Der Besitzer des Hauses war im Jahre 1559 ein Hermann Graf von Neuenahr. Dieser war auch „Herr zu Bedbur“ und schloss den Kaufvertrag mit einem Wilhelm Effarz und dessen Ehefrau Gertrud. Das Haus an der heutigen Graf-Salm-Straße bekamen sie „im Tausch gegen ihr Erbe und Gut, das in der Nähe des Schlosses Bedburg liegt“.

Um welches Gut es sich gehandelt haben könnte, vermag der Heimatforscher Obergünner nicht zu sagen. Ganz sicher aber ist für ihn, dass das Haus, in dem heute das Café ist, eines der wenigen war, die dort Mitte des 16. Jahrhunderts überhaupt gestanden haben – auch wenn es damals sicher kleiner war als heute. Mithin ist die Backstube, in der sich die Reste der alten Stadtmauer an der Seite zur Kleinen Erft hin befinden, eines der ältesten Gebäude in Bedburg überhaupt.
Heinz Obergünner hat eine sehr gute Kopie der uralten Kaufurkunde.

Das Original ist im Besitz der Familie Kraus.
Heinz Obergünner mit Karte
Foto Norbert Kurth

Wie es vor 450 Jahren in der heutigen Bedburger Innenstadt und in der Umgebung ausgesehen hat, kann Obergünner recht genau sagen. „Es gab zum Beispiel zu dieser Zeit die Kirchen noch nicht“, sagt er. Weder Bedburg, Bergheim noch die Jülicher Herrschaft Kaster habe eine gehabt. In Kaster habe es nur eine Kapelle in der Burg gegeben. Lediglich in Lipp habe ein Gotteshaus gestanden.

Wie eng die Wehrmauer um die wenigen Häuser von Bedburg gezogen war, zeigt das Restmauerwerk an der Backstube des Cafés. Das wird nun in vierter Generation von Sohn Ferdi Kraus und Tochter Stefanie Wieder geführt.

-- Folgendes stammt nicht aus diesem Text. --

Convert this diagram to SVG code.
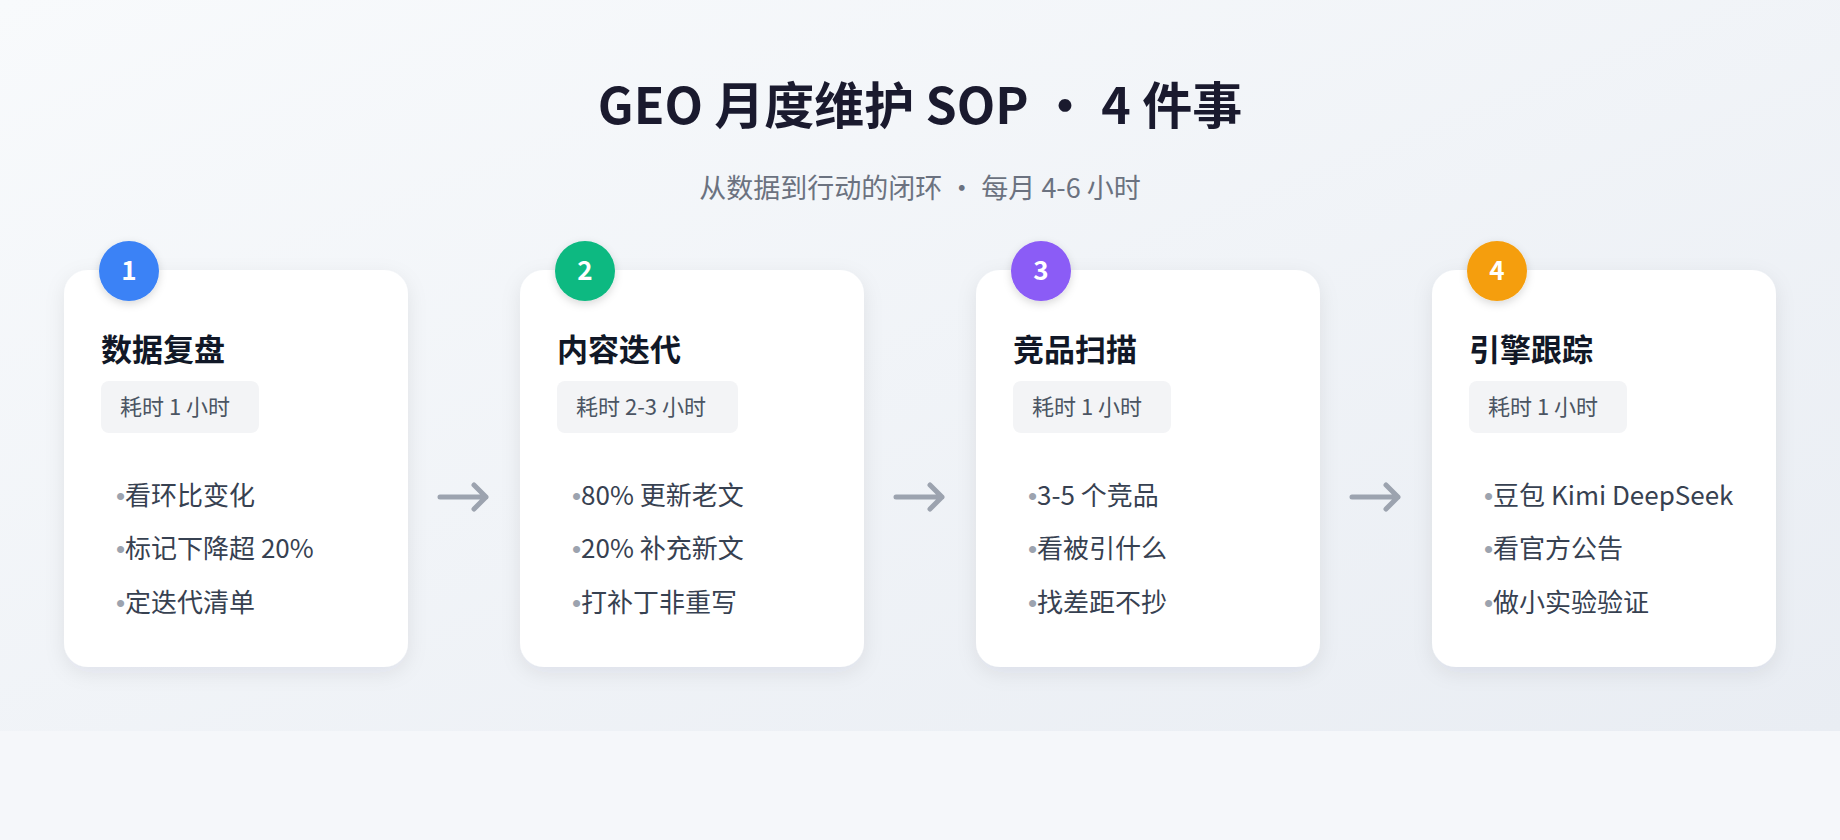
<svg xmlns="http://www.w3.org/2000/svg" width="1840" height="840" viewBox="0 0 1840 840">
<defs>
<linearGradient id="bg" x1="0" y1="0" x2="1" y2="1"><stop offset="0" stop-color="#f8fafc"/><stop offset="1" stop-color="#e9edf3"/></linearGradient>
<filter id="sh" x="-20%" y="-20%" width="140%" height="140%"><feDropShadow dx="0" dy="6" stdDeviation="10" flood-color="#1e293b" flood-opacity="0.08"/></filter>
<filter id="bsh" x="-50%" y="-50%" width="200%" height="200%"><feDropShadow dx="0" dy="3" stdDeviation="4" flood-color="#000" flood-opacity="0.15"/></filter>
</defs>
<style>
text{font-family:"Noto Sans CJK SC","Noto Sans",sans-serif}
.card{fill:#fff;filter:url(#sh)}
.h{font-size:31px;font-weight:700;fill:#111827}
.pill{fill:#f3f4f6}
.pt{font-size:22px;fill:#4b5563}
.b{font-size:26px;fill:#374151}
.dot{fill:#9ca3af;font-family:"Liberation Sans",sans-serif}
.num{font-size:26px;font-weight:700;fill:#fff;text-anchor:middle}
.arr{stroke:#9ca3af;stroke-width:5;fill:none;stroke-linecap:round;stroke-linejoin:round}
</style>
<rect width="1840" height="840" fill="#f5f7fa"/>
<rect width="1840" height="731" fill="url(#bg)"/>
<text x="920" y="124" text-anchor="middle" font-size="50" font-weight="700" fill="#1a1a2e">GEO 月度维护 SOP ・ 4 件事</text>
<text x="920" y="198" text-anchor="middle" font-size="27" fill="#6b7280">从数据到行动的闭环 ・ 每月 4-6 小时</text>
<g id="node1">
<rect class="card" x="64" y="270" width="344" height="397" rx="24"/>
<circle cx="129" cy="271" r="30" fill="#3b82f6" filter="url(#bsh)"/><text class="num" x="129" y="280">1</text>
<text class="h" x="101" y="361">数据复盘</text>
<rect class="pill" x="101" y="381" width="158" height="52" rx="8"/><text class="pt" x="120" y="415">耗时 1 小时</text>
<text class="b" x="116" y="505"><tspan class="dot">•</tspan>看环比变化</text>
<text class="b" x="116" y="558"><tspan class="dot">•</tspan>标记下降超 20%</text>
<text class="b" x="116" y="612"><tspan class="dot">•</tspan>定迭代清单</text>
</g>
<g id="node2">
<rect class="card" x="520" y="270" width="344" height="397" rx="24"/>
<circle cx="585" cy="271" r="30" fill="#10b981" filter="url(#bsh)"/><text class="num" x="585" y="280">2</text>
<text class="h" x="557" y="361">内容迭代</text>
<rect class="pill" x="557" y="381" width="181" height="52" rx="8"/><text class="pt" x="576" y="415">耗时 2-3 小时</text>
<text class="b" x="572" y="505"><tspan class="dot">•</tspan>80% 更新老文</text>
<text class="b" x="572" y="558"><tspan class="dot">•</tspan>20% 补充新文</text>
<text class="b" x="572" y="612"><tspan class="dot">•</tspan>打补丁非重写</text>
</g>
<g id="node3">
<rect class="card" x="976" y="270" width="344" height="397" rx="24"/>
<circle cx="1041" cy="271" r="30" fill="#8b5cf6" filter="url(#bsh)"/><text class="num" x="1041" y="280">3</text>
<text class="h" x="1013" y="361">竞品扫描</text>
<rect class="pill" x="1013" y="381" width="158" height="52" rx="8"/><text class="pt" x="1032" y="415">耗时 1 小时</text>
<text class="b" x="1028" y="505"><tspan class="dot">•</tspan>3-5 个竞品</text>
<text class="b" x="1028" y="558"><tspan class="dot">•</tspan>看被引什么</text>
<text class="b" x="1028" y="612"><tspan class="dot">•</tspan>找差距不抄</text>
</g>
<g id="node4">
<rect class="card" x="1432" y="270" width="344" height="397" rx="24"/>
<circle cx="1497" cy="271" r="30" fill="#f59e0b" filter="url(#bsh)"/><text class="num" x="1497" y="280">4</text>
<text class="h" x="1469" y="361">引擎跟踪</text>
<rect class="pill" x="1469" y="381" width="158" height="52" rx="8"/><text class="pt" x="1488" y="415">耗时 1 小时</text>
<text class="b" x="1484" y="505"><tspan class="dot">•</tspan>豆包 Kimi DeepSeek</text>
<text class="b" x="1484" y="558"><tspan class="dot">•</tspan>看官方公告</text>
<text class="b" x="1484" y="612"><tspan class="dot">•</tspan>做小实验验证</text>
</g>
<g id="connectors">
<path class="arr" d="M440 497H486M474 485L486 497L474 509"/>
<path class="arr" d="M896 497H942M930 485L942 497L930 509"/>
<path class="arr" d="M1352 497H1398M1386 485L1398 497L1386 509"/>
</g>
</svg>
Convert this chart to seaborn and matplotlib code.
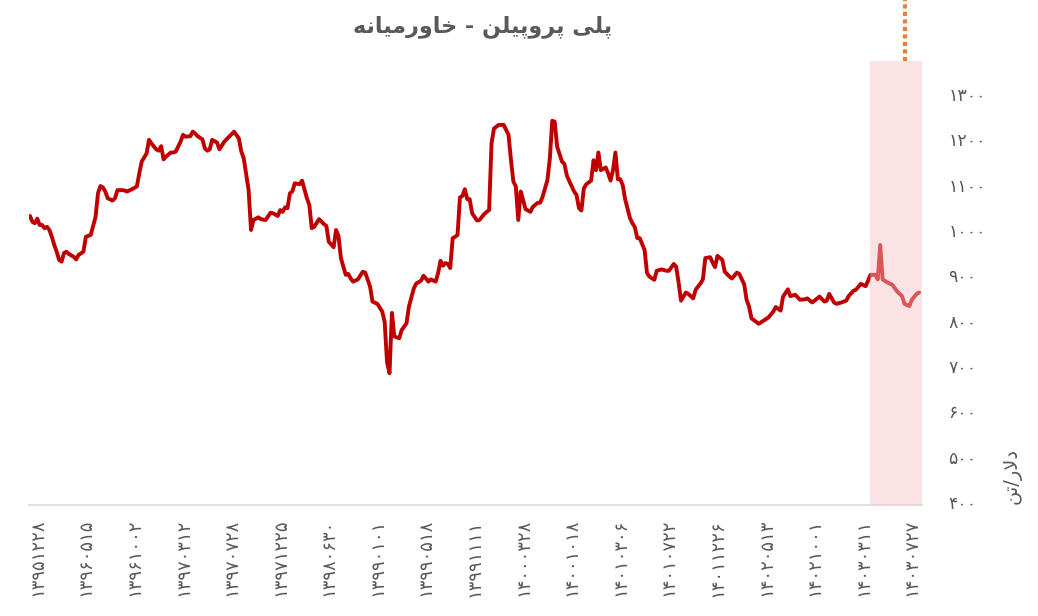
import matplotlib
matplotlib.use("Agg")
import matplotlib.pyplot as plt
import pandas as pd
import seaborn as sns

# ---------------- data ----------------
obs = [0, 1, 2, 3, 4, 5, 6, 7, 8, 9, 10, 11, 12, 13, 14, 15, 16, 18, 19, 20,
       22, 23, 24, 25, 27, 28, 29, 30, 31, 32, 34, 35, 36, 38, 39, 40, 42, 44, 45, 46,
       48, 49, 50, 52, 53, 54, 55, 56, 58, 59, 60, 62, 63, 64, 66, 67, 68, 69, 71, 72,
       73, 74, 75, 77, 78, 80, 82, 84, 86, 87, 88, 90, 91, 92, 94, 95, 97, 99, 100, 102,
       103, 104, 105, 106, 107, 108, 109, 111, 112, 114, 115, 116, 117, 119, 121, 122, 123, 125, 126, 127,
       128, 129, 130, 131, 132, 133, 135, 137, 138, 140, 141, 143, 145, 146, 147, 148, 149, 150, 152, 153,
       155, 156, 158, 159, 161, 162, 163, 164, 165, 167, 168, 169, 170, 171, 172, 173, 174, 175, 176, 177,
       178, 179, 180, 181, 182, 184, 185, 187, 188, 189, 190, 191, 193, 195, 197, 198, 199, 200, 201, 202,
       203, 204, 206, 207, 209, 210, 211, 213, 214, 215, 216, 217, 219, 220, 221, 222, 224, 225, 226, 227,
       228, 229, 231, 232, 233, 234, 235, 237, 238, 239, 240, 241, 242, 243, 244, 245, 247, 248, 249, 250,
       251, 253, 254, 255, 257, 258, 260, 262, 263, 265, 266, 267, 268, 270, 271, 273, 274, 276, 277, 278,
       280, 281, 282, 283, 285, 286, 288, 289, 291, 292, 294, 295, 296, 297, 300, 302, 304, 306, 307, 309,
       310, 312, 313, 315, 317, 319, 320, 322, 325, 327, 328, 329, 331, 332, 334, 336, 337, 339, 340, 342,
       344, 345, 346, 348, 349, 350, 351, 353, 355, 357, 359, 360, 362, 363, 365, 366]

price = [1031, 1018, 1015, 1025, 1011, 1011, 1004, 1007, 1000, 985, 967, 952, 934, 930, 949, 952, 947, 941, 935, 945,
         952, 985, 987, 989, 1029, 1081, 1097, 1094, 1085, 1070, 1065, 1070, 1088, 1088, 1087, 1085, 1090, 1096, 1125, 1151,
         1169, 1199, 1191, 1178, 1175, 1185, 1156, 1162, 1171, 1171, 1173, 1195, 1210, 1206, 1207, 1217, 1213, 1207, 1200, 1180,
         1175, 1178, 1199, 1193, 1178, 1195, 1206, 1217, 1202, 1173, 1158, 1088, 1000, 1022, 1028, 1024, 1022, 1038, 1037, 1031,
         1044, 1040, 1050, 1048, 1081, 1085, 1103, 1101, 1109, 1070, 1055, 1004, 1007, 1024, 1013, 1009, 974, 962, 1000, 987,
         938, 919, 901, 903, 893, 886, 891, 908, 906, 875, 842, 837, 820, 797, 708, 684, 817, 765, 761, 779,
         794, 831, 871, 882, 888, 899, 893, 886, 891, 886, 905, 932, 921, 927, 925, 916, 982, 985, 989, 1072,
         1075, 1090, 1068, 1068, 1037, 1021, 1022, 1035, 1040, 1044, 1191, 1224, 1232, 1232, 1210, 1154, 1107, 1096, 1022, 1085,
         1066, 1046, 1040, 1051, 1060, 1060, 1073, 1110, 1158, 1241, 1239, 1184, 1151, 1146, 1120, 1108, 1085, 1077, 1048, 1043,
         1092, 1101, 1109, 1154, 1132, 1171, 1132, 1138, 1125, 1109, 1132, 1171, 1112, 1112, 1099, 1068, 1026, 1015, 1006, 982,
         982, 956, 905, 897, 890, 910, 913, 910, 910, 925, 919, 884, 844, 862, 859, 849, 868, 882, 891, 938,
         940, 928, 918, 943, 934, 908, 897, 893, 906, 903, 880, 846, 831, 805, 793, 800, 807, 820, 830, 822,
         853, 869, 854, 857, 846, 847, 849, 840, 853, 842, 844, 859, 840, 837, 840, 844, 854, 866, 868, 881,
         876, 888, 901, 901, 891, 967, 891, 884, 879, 864, 854, 837, 832, 846, 859, 862]

tick_obs = [3, 23, 43, 63, 83, 103, 123, 143, 163, 183, 203, 223, 243, 263, 283, 303, 323, 343, 363]
tick_labels = ["۱۳۹۵۱۲۲۸", "۱۳۹۶۰۵۱۵", "۱۳۹۶۱۰۰۲", "۱۳۹۷۰۳۱۲", "۱۳۹۷۰۷۲۸",
               "۱۳۹۷۱۲۲۵", "۱۳۹۸۰۶۳۰", "۱۳۹۹۰۱۰۱", "۱۳۹۹۰۵۱۸", "۱۳۹۹۱۱۱۱",
               "۱۴۰۰۰۳۲۸", "۱۴۰۰۱۰۱۸", "۱۴۰۱۰۳۰۶", "۱۴۰۱۰۷۲۲", "۱۴۰۱۱۲۲۶",
               "۱۴۰۲۰۵۱۳", "۱۴۰۲۱۰۰۱", "۱۴۰۳۰۳۱۱", "۱۴۰۳۰۷۲۷"]
y_ticks = [400, 500, 600, 700, 800, 900, 1000, 1100, 1200, 1300]
highlight_from, highlight_to = 345.6, 367.2
marker_obs = 360.0

title_text = "پلی پروپیلن - خاورمیانه"
unit_text = "دلار/تن"

# -------------- Persian shaping (matplotlib does no shaping / bidi) --------------
FORMS = {
    'ا': ('\uFE8D', '\uFE8E', None, None),
    'د': ('\uFEA9', '\uFEAA', None, None),
    'ر': ('\uFEAD', '\uFEAE', None, None),
    'و': ('\uFEED', '\uFEEE', None, None),
    'پ': ('\uFB56', '\uFB57', '\uFB58', '\uFB59'),
    'ل': ('\uFEDD', '\uFEDE', '\uFEDF', '\uFEE0'),
    'ی': ('\uFBFC', '\uFBFD', '\uFBFE', '\uFBFF'),
    'ن': ('\uFEE5', '\uFEE6', '\uFEE7', '\uFEE8'),
    'خ': ('\uFEA5', '\uFEA6', '\uFEA7', '\uFEA8'),
    'م': ('\uFEE1', '\uFEE2', '\uFEE3', '\uFEE4'),
    'ه': ('\uFEE9', '\uFEEA', '\uFEEB', '\uFEEC'),
    'ت': ('\uFE95', '\uFE96', '\uFE97', '\uFE98'),
}


def shape(s):
    out = []
    i, n = 0, len(s)
    while i < n:
        c = s[i]
        if c not in FORMS:
            out.append(c)
            i += 1
            continue
        prev = s[i - 1] if i > 0 else ''
        joins_prev = prev in FORMS and FORMS[prev][2] is not None
        if c == 'ل' and i + 1 < n and s[i + 1] == 'ا':
            out.append('\uFEFC' if joins_prev else '\uFEFB')
            i += 2
            continue
        nxt = s[i + 1] if i + 1 < n else ''
        joins_next = FORMS[c][2] is not None and nxt in FORMS
        iso, fin, ini, med = FORMS[c]
        if joins_prev and joins_next:
            f = med
        elif joins_prev:
            f = fin
        elif joins_next:
            f = ini
        else:
            f = iso
        out.append(f)
        i += 1
    return ''.join(reversed(out))


FA_DIGITS = str.maketrans('0123456789', '۰۱۲۳۴۵۶۷۸۹')

# ---------------- plot ----------------
sns.set_theme(style="white")
plt.rcParams['font.family'] = ['DejaVu Sans']

df = pd.DataFrame({"obs": obs, "price": price})

fig = plt.figure(figsize=(10.38, 6.16), dpi=100)
ax = fig.add_axes([29 / 1038, 1 - 505 / 616, (922 - 29) / 1038, (505 - 61) / 616])

sns.lineplot(data=df, x="obs", y="price", ax=ax, color="#C00000", linewidth=2.8,
             estimator=None, sort=True, zorder=3)

ax.axvspan(highlight_from, highlight_to, color="#F8C3C7", alpha=0.45, lw=0, zorder=4)
ax.axvline(marker_obs, ymin=1.0, ymax=1.0 + 61 / 444, color="#ED7D31", lw=3,
           dashes=(1, 0.8), clip_on=False, zorder=5)

ax.set_xlim(-0.4, 367.2)
ax.set_ylim(393, 1373)

ax.set_xticks(tick_obs)
ax.set_xticklabels(tick_labels, rotation=90, fontsize=13, color="#595959")
ax.yaxis.tick_right()
ax.set_yticks(y_ticks)
ax.set_yticklabels([str(v).translate(FA_DIGITS) for v in y_ticks], fontsize=12.5, color="#595959")
ax.tick_params(axis="x", length=0, pad=10)
ax.tick_params(axis="y", length=0, pad=19)
ax.set_xlabel("")
ax.set_ylabel("")

for side in ("left", "top", "right"):
    ax.spines[side].set_visible(False)
ax.spines["bottom"].set_color("#D9D9D9")
ax.spines["bottom"].set_linewidth(1.2)
ax.grid(False)

fig.text(483 / 1038, 1 - 27 / 616, shape(title_text), ha="center", va="center",
         fontsize=16, fontweight="bold", color="#595959")
fig.text(1012 / 1038, 1 - 476 / 616, shape(unit_text), ha="center", va="center",
         rotation=90, fontsize=14, color="#595959")

fig.savefig("out.png", dpi=100)
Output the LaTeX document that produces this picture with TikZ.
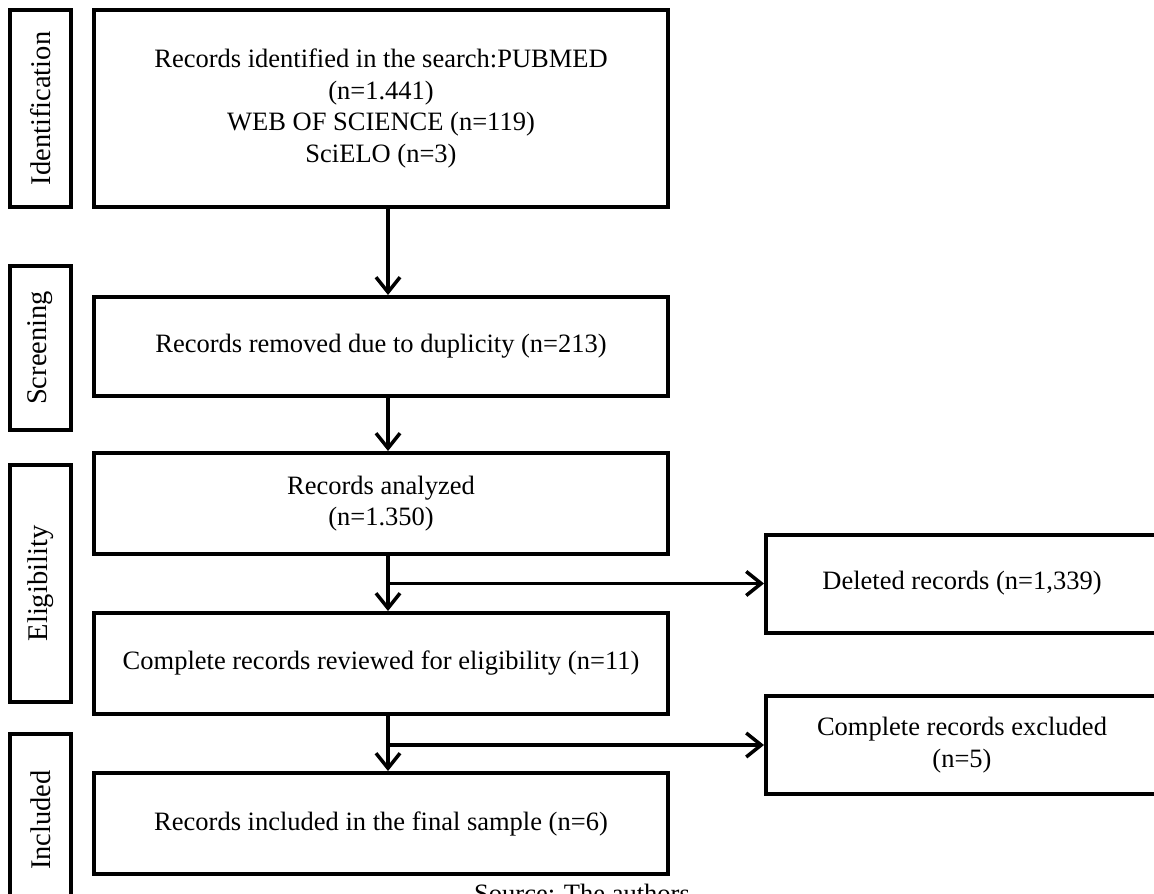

Der 80-jährige Ludwig Kraus hat die wertvolle Urkunde derzeit in seinem Besitz. Er und Obergünner denken darüber nach, sie später einmal, wenn der Anbau am Kasterer Rathaus steht und dort ein Archiv eingerichtet wird, der Stadt zu vermachen. Und da wäre sie dann ein ganz besonderer Schatz. „Denn Urkunden, die vor dem 30-jährigen Krieg entstanden sind, dürfte es kaum noch geben“, sagt der Heimatforscher.